Focus drew back to Bloomberg for his support of Stop and Frisk, a policy criticized as racially disparate for targeting African-Americans and Latinos, that he headed within his police department when he was the mayor of New York City.

Another point of interrogation towards Mr. Bloomberg wasn’t only from the moderators, rather from Elizabeth Warren who questioned the sexual harassment lawsuits filed towards Bloomberg and his media company. Warren questioned Bloomberg regarding the amount of NDAs he has filed against the women of his company, as well as challenged the founder to release them from their contracts. He also drew “boos” from the audience for his response replying that his company had only a few NDAs and that, “none of them accuse [him] of doing anything except maybe they don’t like a joke [he] told.”

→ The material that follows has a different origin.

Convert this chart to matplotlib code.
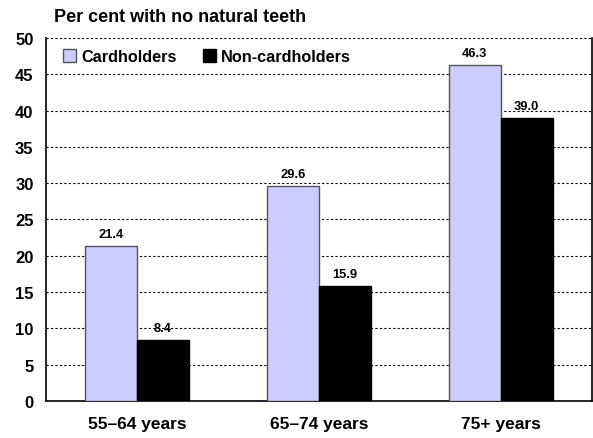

All in all, the debate was a success for both Sanders and Warren, and not as much for Michael Bloomberg, as it illustrated his inexperience within the political debates; former Presidential Candidate Andrew Yang, as a political analyst on CNN’s panel after the Nevada Debate remarked on Bloomberg’s unpreparedness, as the Bloomberg campaign should have expected and prepared for the points of contention regarding the NDAs, tax return, and stop and frisk/redlining policies as they were recent controversies that the candidate had faced.

Anna Zhang (11) said, “These debates may seem trivial, but no matter what it’s important to see how these candidates will react to pressure and how they can best portray their political stances and ideals.”